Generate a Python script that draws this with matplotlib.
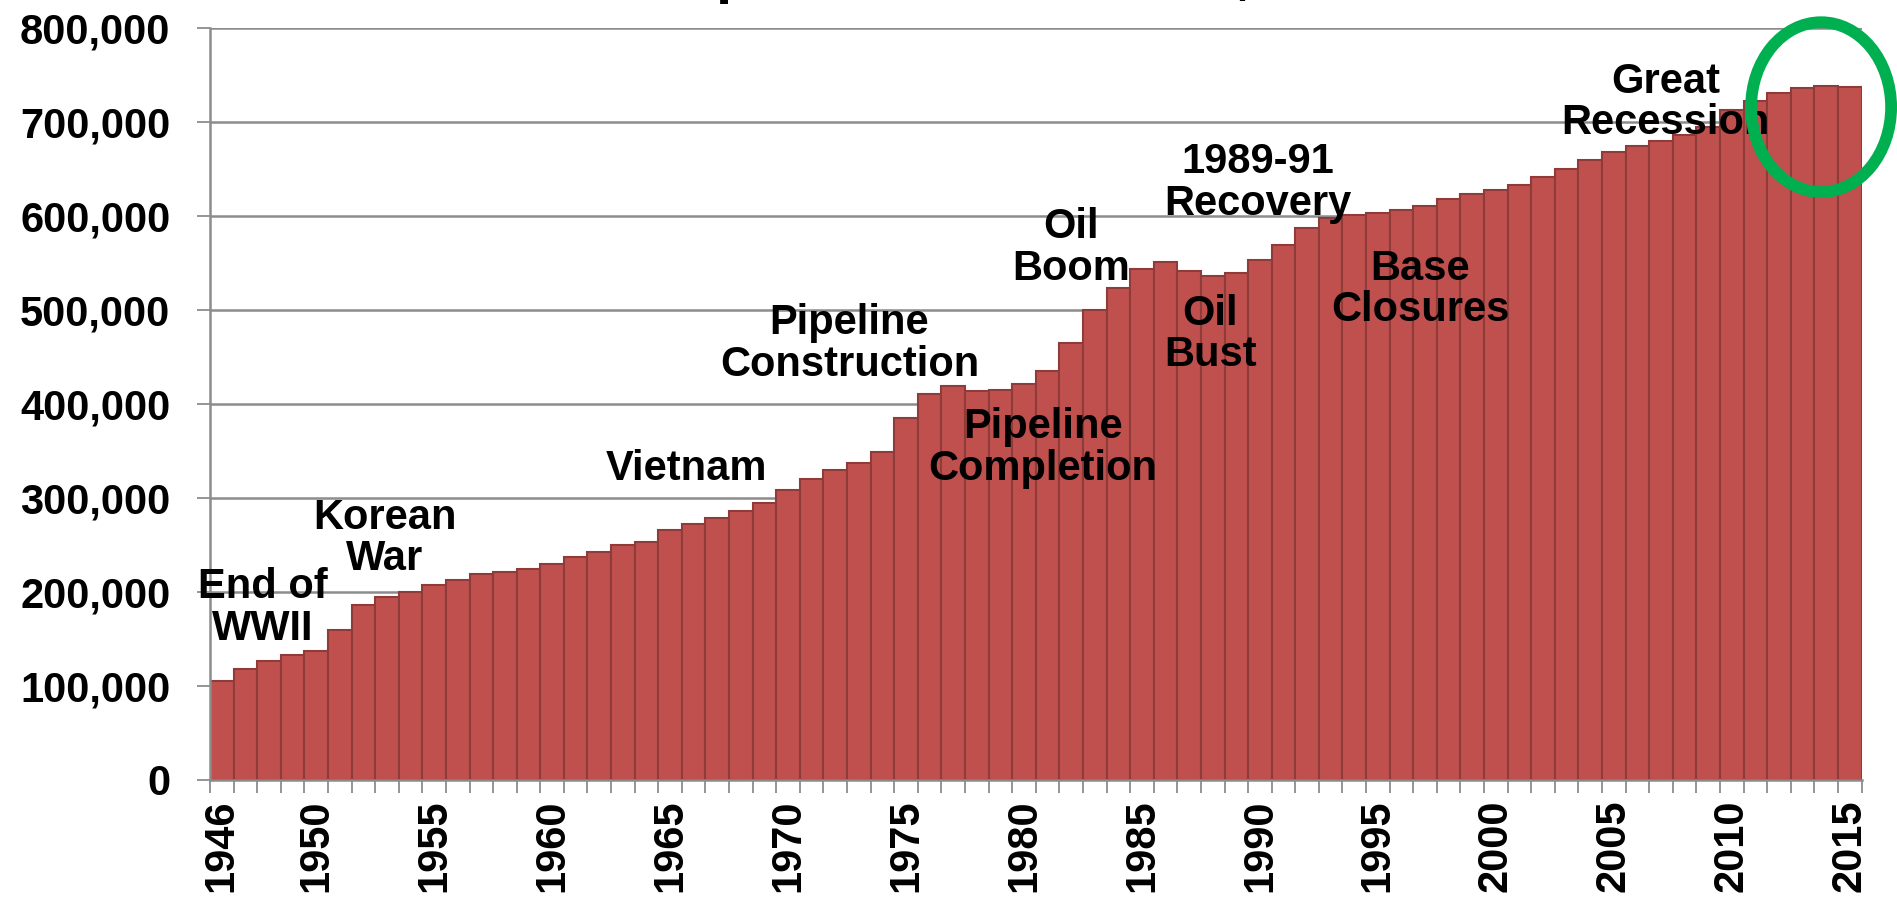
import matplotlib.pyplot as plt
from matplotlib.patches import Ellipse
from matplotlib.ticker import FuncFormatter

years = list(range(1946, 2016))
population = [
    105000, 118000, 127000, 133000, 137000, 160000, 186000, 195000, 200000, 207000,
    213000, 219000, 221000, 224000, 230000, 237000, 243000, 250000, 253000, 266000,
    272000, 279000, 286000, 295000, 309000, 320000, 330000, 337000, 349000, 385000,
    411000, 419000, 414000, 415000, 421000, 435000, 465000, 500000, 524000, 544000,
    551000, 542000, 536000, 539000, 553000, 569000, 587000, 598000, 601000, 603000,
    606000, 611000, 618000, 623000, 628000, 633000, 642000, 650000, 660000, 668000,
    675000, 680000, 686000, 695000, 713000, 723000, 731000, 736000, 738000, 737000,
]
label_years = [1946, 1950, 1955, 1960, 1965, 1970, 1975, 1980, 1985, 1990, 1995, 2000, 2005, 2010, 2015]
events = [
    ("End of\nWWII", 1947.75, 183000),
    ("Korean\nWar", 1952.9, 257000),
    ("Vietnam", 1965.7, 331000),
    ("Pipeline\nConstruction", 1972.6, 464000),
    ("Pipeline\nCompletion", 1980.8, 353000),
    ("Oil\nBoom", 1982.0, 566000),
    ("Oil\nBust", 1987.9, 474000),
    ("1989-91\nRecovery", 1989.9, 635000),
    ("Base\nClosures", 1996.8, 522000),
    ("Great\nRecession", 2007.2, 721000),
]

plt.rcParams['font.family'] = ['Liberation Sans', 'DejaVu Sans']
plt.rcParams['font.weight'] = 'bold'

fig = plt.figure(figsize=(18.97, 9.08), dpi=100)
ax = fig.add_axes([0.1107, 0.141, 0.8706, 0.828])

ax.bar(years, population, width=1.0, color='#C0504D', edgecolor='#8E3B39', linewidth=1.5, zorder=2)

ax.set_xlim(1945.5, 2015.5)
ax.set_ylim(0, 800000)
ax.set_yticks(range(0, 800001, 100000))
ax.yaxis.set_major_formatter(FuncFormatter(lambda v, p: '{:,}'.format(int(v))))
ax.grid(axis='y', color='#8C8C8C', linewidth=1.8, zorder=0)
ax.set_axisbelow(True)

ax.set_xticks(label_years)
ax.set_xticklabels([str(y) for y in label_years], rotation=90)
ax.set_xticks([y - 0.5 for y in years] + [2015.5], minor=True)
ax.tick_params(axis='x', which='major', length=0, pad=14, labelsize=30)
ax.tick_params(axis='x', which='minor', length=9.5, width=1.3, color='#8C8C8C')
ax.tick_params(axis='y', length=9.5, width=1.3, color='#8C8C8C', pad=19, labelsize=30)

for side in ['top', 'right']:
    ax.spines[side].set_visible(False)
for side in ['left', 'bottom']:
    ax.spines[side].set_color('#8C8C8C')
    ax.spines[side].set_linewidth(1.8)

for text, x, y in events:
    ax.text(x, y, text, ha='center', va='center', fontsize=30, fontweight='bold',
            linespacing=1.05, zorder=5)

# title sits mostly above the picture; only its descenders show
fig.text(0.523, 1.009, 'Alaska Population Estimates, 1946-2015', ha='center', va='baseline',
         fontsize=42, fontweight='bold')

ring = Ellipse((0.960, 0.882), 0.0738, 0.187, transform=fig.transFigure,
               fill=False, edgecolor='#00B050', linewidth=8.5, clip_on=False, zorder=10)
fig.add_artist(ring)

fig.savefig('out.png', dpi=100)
________
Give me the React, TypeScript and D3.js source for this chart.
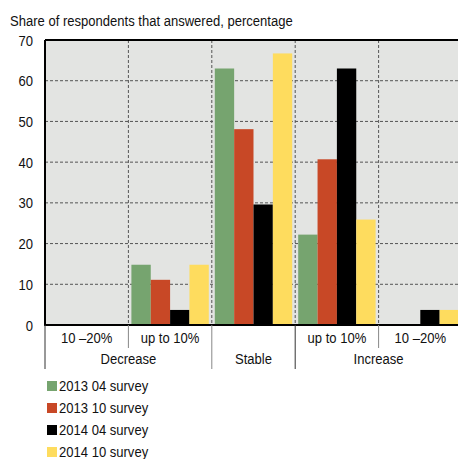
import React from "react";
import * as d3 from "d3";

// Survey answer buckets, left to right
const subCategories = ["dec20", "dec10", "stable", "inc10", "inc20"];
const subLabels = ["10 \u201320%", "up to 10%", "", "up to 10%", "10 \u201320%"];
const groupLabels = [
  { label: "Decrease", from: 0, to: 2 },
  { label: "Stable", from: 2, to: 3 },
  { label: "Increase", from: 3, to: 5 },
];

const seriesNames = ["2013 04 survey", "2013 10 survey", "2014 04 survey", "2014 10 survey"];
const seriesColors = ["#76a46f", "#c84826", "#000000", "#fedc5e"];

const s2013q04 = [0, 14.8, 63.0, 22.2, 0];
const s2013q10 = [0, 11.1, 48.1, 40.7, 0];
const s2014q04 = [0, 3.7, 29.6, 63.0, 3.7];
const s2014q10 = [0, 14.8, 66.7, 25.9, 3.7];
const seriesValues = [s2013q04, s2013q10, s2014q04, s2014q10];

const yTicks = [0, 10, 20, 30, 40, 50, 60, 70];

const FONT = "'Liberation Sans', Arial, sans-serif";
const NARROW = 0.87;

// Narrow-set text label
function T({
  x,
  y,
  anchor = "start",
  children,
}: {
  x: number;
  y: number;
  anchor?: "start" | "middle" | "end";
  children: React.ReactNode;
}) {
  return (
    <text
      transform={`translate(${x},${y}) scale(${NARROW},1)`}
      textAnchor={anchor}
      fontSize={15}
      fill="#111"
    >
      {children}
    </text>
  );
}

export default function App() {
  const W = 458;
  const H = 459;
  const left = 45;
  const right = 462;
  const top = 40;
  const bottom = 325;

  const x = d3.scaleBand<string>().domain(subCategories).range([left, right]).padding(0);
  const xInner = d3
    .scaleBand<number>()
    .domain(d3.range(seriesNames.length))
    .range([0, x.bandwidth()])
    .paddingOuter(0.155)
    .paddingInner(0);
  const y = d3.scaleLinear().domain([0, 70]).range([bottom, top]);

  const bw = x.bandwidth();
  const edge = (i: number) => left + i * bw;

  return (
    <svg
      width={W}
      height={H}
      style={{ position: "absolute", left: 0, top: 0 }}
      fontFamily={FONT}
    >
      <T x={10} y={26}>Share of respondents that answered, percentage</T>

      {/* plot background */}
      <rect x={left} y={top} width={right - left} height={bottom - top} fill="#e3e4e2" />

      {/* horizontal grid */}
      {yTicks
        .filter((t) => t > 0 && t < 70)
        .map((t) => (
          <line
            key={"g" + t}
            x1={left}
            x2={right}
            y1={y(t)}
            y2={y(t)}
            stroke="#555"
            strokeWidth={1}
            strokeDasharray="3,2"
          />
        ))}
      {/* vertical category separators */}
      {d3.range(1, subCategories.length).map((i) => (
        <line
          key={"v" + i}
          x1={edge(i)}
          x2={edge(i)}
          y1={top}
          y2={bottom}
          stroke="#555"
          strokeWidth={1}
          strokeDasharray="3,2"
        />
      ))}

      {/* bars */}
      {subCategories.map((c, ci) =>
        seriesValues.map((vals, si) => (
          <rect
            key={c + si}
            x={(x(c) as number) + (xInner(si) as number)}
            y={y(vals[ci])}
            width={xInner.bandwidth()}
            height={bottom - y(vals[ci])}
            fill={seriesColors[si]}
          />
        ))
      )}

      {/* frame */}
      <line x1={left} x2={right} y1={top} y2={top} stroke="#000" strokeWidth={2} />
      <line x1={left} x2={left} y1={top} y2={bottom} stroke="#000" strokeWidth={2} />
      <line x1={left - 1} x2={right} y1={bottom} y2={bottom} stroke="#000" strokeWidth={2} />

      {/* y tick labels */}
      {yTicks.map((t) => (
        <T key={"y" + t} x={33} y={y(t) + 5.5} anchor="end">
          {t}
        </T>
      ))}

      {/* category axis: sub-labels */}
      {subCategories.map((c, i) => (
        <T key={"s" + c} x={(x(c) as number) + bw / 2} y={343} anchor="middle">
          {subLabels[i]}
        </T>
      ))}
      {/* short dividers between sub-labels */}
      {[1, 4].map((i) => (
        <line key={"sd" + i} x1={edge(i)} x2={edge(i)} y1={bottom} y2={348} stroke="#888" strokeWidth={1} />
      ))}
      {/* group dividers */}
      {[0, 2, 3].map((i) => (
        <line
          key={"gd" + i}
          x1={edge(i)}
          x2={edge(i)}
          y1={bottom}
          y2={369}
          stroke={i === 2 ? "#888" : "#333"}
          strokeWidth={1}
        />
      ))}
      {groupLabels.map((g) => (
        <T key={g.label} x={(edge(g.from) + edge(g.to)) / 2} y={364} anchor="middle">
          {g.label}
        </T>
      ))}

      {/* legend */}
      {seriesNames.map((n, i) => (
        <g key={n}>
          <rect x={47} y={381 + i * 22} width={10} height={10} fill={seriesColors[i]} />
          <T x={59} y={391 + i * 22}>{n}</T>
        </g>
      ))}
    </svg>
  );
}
________
Give the lines above again exactly, from the one containing "Generate a Python" to the one containing "from matplotlib.ticker import FuncFormatter", both included, but leave out the pictures.

Generate a Python script that draws this with matplotlib.
import matplotlib.pyplot as plt
from matplotlib.patches import Ellipse
from matplotlib.ticker import FuncFormatter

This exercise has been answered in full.